The notation is indeed lacking at some points. $X$ and $Y$ are $\mathbb{R}^p$ resp. $\mathbb{R}$-valued random variables. In this context they must be functions on a common set $\Omega$, so $X: \Omega \to \mathbb{R}^p$ and $Y:\Omega \to \mathbb{R}$ are measurable functions.

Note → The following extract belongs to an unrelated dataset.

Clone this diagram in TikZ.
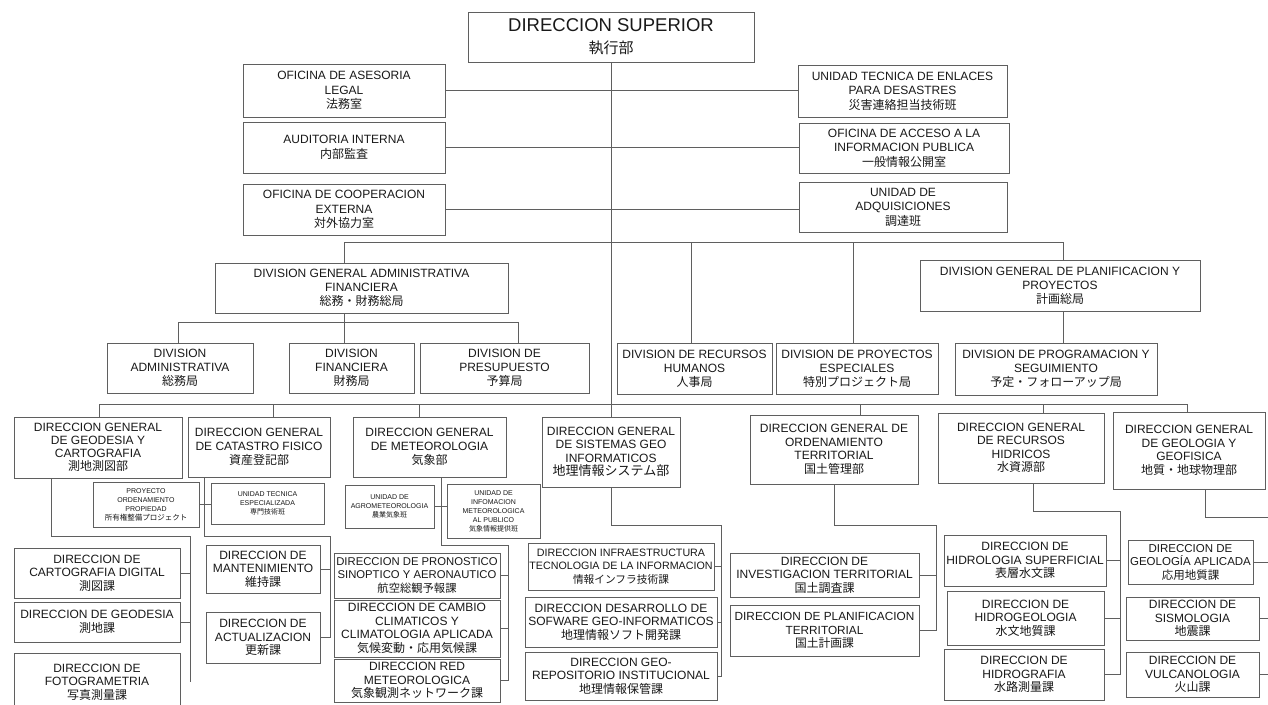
\documentclass[tikz,border=0pt]{standalone}
\usepackage{fontspec}
\setmainfont{Liberation Sans}
\newfontfamily\jpf{Noto Sans CJK JP}
\newcommand\jtx[1]{{\jpf #1}}
\newcommand\fsz[2]{\fontsize{#1}{#2}\selectfont}
\definecolor{lc}{RGB}{95,95,95}
\definecolor{txt}{RGB}{25,25,25}
\tikzset{
 ob/.style={draw=lc, line width=0.9pt, inner sep=0pt, align=center, text=txt, font=\fsz{12}{13.5}},
 ln/.style={draw=lc, line width=0.9pt},
 small/.style={font=\fsz{7}{9}},
 dgrow/.style={font=\fsz{12}{12.8}},
 toprow/.style={font=\fsz{12}{14.5}},
 divrow/.style={font=\fsz{12}{14}},
}
\newcommand\obox[7][]{%
  \pgfmathsetmacro\oW{#5-#3}%
  \pgfmathsetmacro\oH{#6-#4}%
  \pgfmathsetmacro\oX{(#3+#5)/2}%
  \pgfmathsetmacro\oY{(#4+#6)/2}%
  \node[ob, minimum width=\oW pt, minimum height=\oH pt, #1] (#2) at (\oX,\oY) {#7};}
\begin{document}
\begin{tikzpicture}[x={(1pt,0pt)}, y={(0pt,-1pt)}]
\useasboundingbox (0,0) rectangle (1268,704);
\fill[white] (0,0) rectangle (1268,704);
\clip (0,0) rectangle (1268,704);
% ---------- top
\obox[font=\fsz{18.5}{22}]{sup}{468}{12}{754}{62}{DIRECCION SUPERIOR\\{\fsz{15}{22}\jpf 執行部}}
\obox[toprow]{legal}{243}{64}{445}{117}{OFICINA DE ASESORIA\\LEGAL\\\jtx{法務室}}
\obox[toprow]{audit}{243}{122}{445}{173}{AUDITORIA INTERNA\\\jtx{内部監査}}
\obox[toprow]{coop}{243}{184}{445}{235}{OFICINA DE COOPERACION\\EXTERNA\\\jtx{対外協力室}}
\obox[toprow]{enlaces}{798}{65}{1007}{117}{UNIDAD TECNICA DE ENLACES\\PARA DESASTRES\\\jtx{災害連絡担当技術班}}
\obox[toprow]{acceso}{799}{123}{1009}{173}{OFICINA DE ACCESO A LA\\INFORMACION PUBLICA\\\jtx{一般情報公開室}}
\obox[toprow]{adq}{799}{182}{1007}{232}{UNIDAD DE\\ADQUISICIONES\\\jtx{調達班}}
% ---------- divisions
\obox[divrow]{dgadm}{215}{263}{508}{313}{DIVISION GENERAL ADMINISTRATIVA\\FINANCIERA\\\jtx{総務・財務総局}}
\obox[divrow]{dgplan}{920}{260}{1200}{311}{DIVISION GENERAL DE PLANIFICACION Y\\PROYECTOS\\\jtx{計画総局}}
\obox[divrow]{divadm}{107}{343}{253}{393}{DIVISION\\ADMINISTRATIVA\\\jtx{総務局}}
\obox[divrow]{divfin}{289}{343}{414}{393}{DIVISION\\FINANCIERA\\\jtx{財務局}}
\obox[divrow]{divpre}{420}{343}{589}{393}{DIVISION DE\\PRESUPUESTO\\\jtx{予算局}}
\obox[divrow]{divrh}{617}{343}{772}{394}{DIVISION DE RECURSOS\\HUMANOS\\\jtx{人事局}}
\obox[divrow]{divpe}{776}{343}{938}{394}{DIVISION DE PROYECTOS\\ESPECIALES\\\jtx{特別プロジェクト局}}
\obox[divrow]{divprog}{955}{343}{1157}{395}{DIVISION DE PROGRAMACION Y\\SEGUIMIENTO\\\jtx{予定・フォローアップ局}}
% ---------- direcciones generales
\obox[dgrow]{dggeo}{14}{417}{182}{478}{DIRECCION GENERAL\\DE GEODESIA Y\\CARTOGRAFIA\\\jtx{測地測図部}}
\obox[font=\fsz{12}{14}]{dgcat}{188}{417}{330}{477}{DIRECCION GENERAL\\DE CATASTRO FISICO\\\jtx{資産登記部}}
\obox[font=\fsz{12}{14}]{dgmet}{353}{417}{506}{477}{DIRECCION GENERAL\\DE METEOROLOGIA\\\jtx{気象部}}
\obox[font=\fsz{12}{13.5}]{dgsig}{542}{417}{680}{487}{DIRECCION GENERAL\\DE SISTEMAS GEO\\INFORMATICOS\\{\fsz{13}{13.5}\jpf 地理情報システム部}}
\obox[font=\fsz{12}{13.5}]{dgord}{750}{415}{918}{484}{DIRECCION GENERAL DE\\ORDENAMIENTO\\TERRITORIAL\\\jtx{国土管理部}}
\obox[font=\fsz{12}{13.5}]{dgrec}{938}{413}{1104}{483}{DIRECCION GENERAL\\DE RECURSOS\\HIDRICOS\\\jtx{水資源部}}
\obox[font=\fsz{12}{13.5}]{dggeol}{1113}{412}{1265}{489}{DIRECCION GENERAL\\DE GEOLOGIA Y\\GEOFISICA\\\jtx{地質・地球物理部}}
% ---------- small units
\obox[small]{proy}{93}{482}{199}{527}{PROYECTO\\ORDENAMIENTO\\PROPIEDAD\\{\fsz{7.5}{9}\jpf 所有権整備プロジェクト}}
\obox[small]{ute}{211}{483}{324}{524}{UNIDAD TECNICA\\ESPECIALIZADA\\\jtx{専門技術班}}
\obox[small]{agro}{345}{485}{434}{528}{UNIDAD DE\\AGROMETEOROLOGIA\\\jtx{農業気象班}}
\obox[small]{info}{447}{484}{540}{538}{UNIDAD DE\\INFOMACION\\METEOROLOGICA\\AL PUBLICO\\\jtx{気象情報提供班}}
% ---------- direcciones
\obox{cartdig}{14}{548}{180}{598}{DIRECCION DE\\CARTOGRAFIA DIGITAL\\\jtx{測図課}}
\obox{geodesia}{14}{602}{180}{642}{DIRECCION DE GEODESIA\\\jtx{測地課}}
\obox{foto}{14}{653}{180}{711}{DIRECCION DE\\FOTOGRAMETRIA\\\jtx{写真測量課}}
\obox{mant}{206}{545}{320}{593}{DIRECCION DE\\MANTENIMIENTO\\\jtx{維持課}}
\obox{actu}{206}{612}{320}{663}{DIRECCION DE\\ACTUALIZACION\\\jtx{更新課}}
\obox[font=\fsz{11.3}{13.5}]{pron}{334}{553}{500}{598}{DIRECCION DE PRONOSTICO\\SINOPTICO Y AERONAUTICO\\\jtx{航空総観予報課}}
\obox{camb}{334}{600}{500}{657}{DIRECCION DE CAMBIO\\CLIMATICOS Y\\CLIMATOLOGIA APLICADA\\\jtx{気候変動・応用気候課}}
\obox{red}{334}{659}{500}{702}{DIRECCION RED\\METEOROLOGICA\\\jtx{気象観測ネットワーク課}}
\obox[font=\fsz{10.7}{13.5}]{infra}{528}{543}{714}{590}{DIRECCION INFRAESTRUCTURA\\TECNOLOGIA DE LA INFORMACION\\\jtx{情報インフラ技術課}}
\obox{desa}{525}{597}{717}{647}{DIRECCION DESARROLLO DE\\SOFWARE GEO-INFORMATICOS\\\jtx{地理情報ソフト開発課}}
\obox{repo}{525}{652}{717}{700}{DIRECCION GEO-\\REPOSITORIO INSTITUCIONAL\\\jtx{地理情報保管課}}
\obox{inv}{730}{553}{919}{597}{DIRECCION DE\\INVESTIGACION TERRITORIAL\\\jtx{国土調査課}}
\obox[font=\fsz{11.8}{13.5}]{plan}{730}{605}{919}{656}{DIRECCION DE PLANIFICACION\\TERRITORIAL\\\jtx{国土計画課}}
\obox{hsup}{944}{535}{1106}{586}{DIRECCION DE\\HIDROLOGIA SUPERFICIAL\\\jtx{表層水文課}}
\obox{hgeo}{947}{591}{1104}{645}{DIRECCION DE\\HIDROGEOLOGIA\\\jtx{水文地質課}}
\obox{hgra}{944}{649}{1104}{700}{DIRECCION DE\\HIDROGRAFIA\\\jtx{水路測量課}}
\obox[font=\fsz{11.5}{13.5}]{gapl}{1128}{540}{1253}{584}{DIRECCION DE\\GEOLOGÍA APLICADA\\\jtx{応用地質課}}
\obox{sism}{1126}{597}{1259}{640}{DIRECCION DE\\SISMOLOGIA\\\jtx{地震課}}
\obox{vulc}{1126}{652}{1259}{697}{DIRECCION DE\\VULCANOLOGIA\\\jtx{火山課}}
% ---------- connectors: top
\draw[ln] (sup.south) -- (dgsig.north);
\draw[ln] (legal.east) -- (legal.east -| enlaces.west);
\draw[ln] (audit.east) -- (audit.east -| acceso.west);
\draw[ln] (coop.east) -- (coop.east -| adq.west);
\coordinate (bA) at (344,242);
\coordinate (bB) at (1063,242);
\coordinate (bRH) at (691,242);
\coordinate (bPE) at (853,242);
\draw[ln] (bA) -- (bB);
\draw[ln] (bA) -- (bA |- dgadm.north);
\draw[ln] (bRH) -- (bRH |- divrh.north);
\draw[ln] (bPE) -- (bPE |- divpe.north);
\draw[ln] (bB) -- (bB |- dgplan.north);
\coordinate (dA) at (178,322);
\coordinate (dB) at (344,322);
\coordinate (dC) at (518,322);
\draw[ln] (dB |- dgadm.south) -- (dB);
\draw[ln] (dA) -- (dC);
\draw[ln] (dA) -- (dA |- divadm.north);
\draw[ln] (dB) -- (dB |- divfin.north);
\draw[ln] (dC) -- (dC |- divpre.north);
\draw[ln] (bB |- dgplan.south) -- (bB |- divprog.north);
% ---------- bus to direcciones generales
\coordinate (eGeo) at (99,404);
\coordinate (eCat) at (273,404);
\coordinate (eMet) at (419,404);
\coordinate (eOrd) at (860,404);
\coordinate (eRec) at (1043,404);
\coordinate (eGeol) at (1187,404);
\draw[ln] (eGeo) -- (eGeol);
\draw[ln] (eGeo) -- (eGeo |- dggeo.north);
\draw[ln] (eCat) -- (eCat |- dgcat.north);
\draw[ln] (eMet) -- (eMet |- dgmet.north);
\draw[ln] (eOrd) -- (eOrd |- dgord.north);
\draw[ln] (eRec) -- (eRec |- dgrec.north);
\draw[ln] (eGeol) -- (eGeol |- dggeol.north);
% ---------- subtrees
\coordinate (g1) at (51,536);
\coordinate (g2) at (190,536);
\coordinate (g3) at (190,682);
\draw[ln] (g1 |- dggeo.south) -- (g1) -- (g2) -- (g3);
\draw[ln] (cartdig.east) -- (cartdig.east -| g2);
\draw[ln] (geodesia.east) -- (geodesia.east -| g2);
\coordinate (k1) at (204,536);
\coordinate (k2) at (330,536);
\draw[ln] (k1 |- dgcat.south) -- (k1) -- (k2) -- (k2 |- actu.east) -- (actu.east);
\draw[ln] (mant.east) -- (mant.east -| k2);
\draw[ln] (proy.east) -- (proy.east -| ute.west);
\coordinate (m1) at (441,545);
\coordinate (m2) at (508,545);
\draw[ln] (m1 |- dgmet.south) -- (m1) -- (m2) -- (m2 |- red.east) -- (red.east);
\draw[ln] (pron.east) -- (pron.east -| m2);
\draw[ln] (camb.east) -- (camb.east -| m2);
\draw[ln] (agro.east) -- (agro.east -| info.west);
\coordinate (s1) at (611,525);
\coordinate (s2) at (721,525);
\draw[ln] (dgsig.south) -- (s1) -- (s2) -- (s2 |- repo.east) -- (repo.east);
\draw[ln] (infra.east) -- (infra.east -| s2);
\draw[ln] (desa.east) -- (desa.east -| s2);
\coordinate (o1) at (834,525);
\coordinate (o2) at (936,525);
\draw[ln] (o1 |- dgord.south) -- (o1) -- (o2) -- (o2 |- plan.east) -- (plan.east);
\draw[ln] (inv.east) -- (inv.east -| o2);
\coordinate (r1) at (1033,511);
\coordinate (r2) at (1120,511);
\draw[ln] (r1 |- dgrec.south) -- (r1) -- (r2) -- (r2 |- hgra.east) -- (hgra.east);
\draw[ln] (hsup.east) -- (hsup.east -| r2);
\draw[ln] (hgeo.east) -- (hgeo.east -| r2);
\coordinate (q1) at (1205,517);
\coordinate (q2) at (1275,517);
\coordinate (q3) at (1275,700);
\draw[ln] (q1 |- dggeol.south) -- (q1) -- (q2) -- (q3);
\draw[ln] (gapl.east) -- (gapl.east -| q2);
\draw[ln] (sism.east) -- (sism.east -| q2);
\draw[ln] (vulc.east) -- (vulc.east -| q2);
\end{tikzpicture}
\end{document}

$\Pr(X, Y)$ denotes the joint distribution of $X$ and $Y$. If $\mathbb{P}$ denotes the probability measure on the space $\Omega$, then this simply means $\Pr(X, Y) = \mathbb{P}^{(X, Y)} = \mathbb{P} \circ (X, Y)^{-1}$ [this is a measure on $\mathbb{R}^p \times \mathbb{R}$]. Now the $L^2$-distance between $f(X)$ and $Y$ is simply $$\mathbb{E}[(Y - f(X))^2] = \int_{\mathbb{R}^p \times \mathbb{R}} (y - f(x))^2 \; d\mathbb{P}^{(X, Y)}(x, y).$$

This simply means that you integrate the function $(x, y) \mapsto (y - f(x))^2$ with respect to the measure which is the joint distribution of $X$ and $Y$. Note that this is not equivalent to your last formula.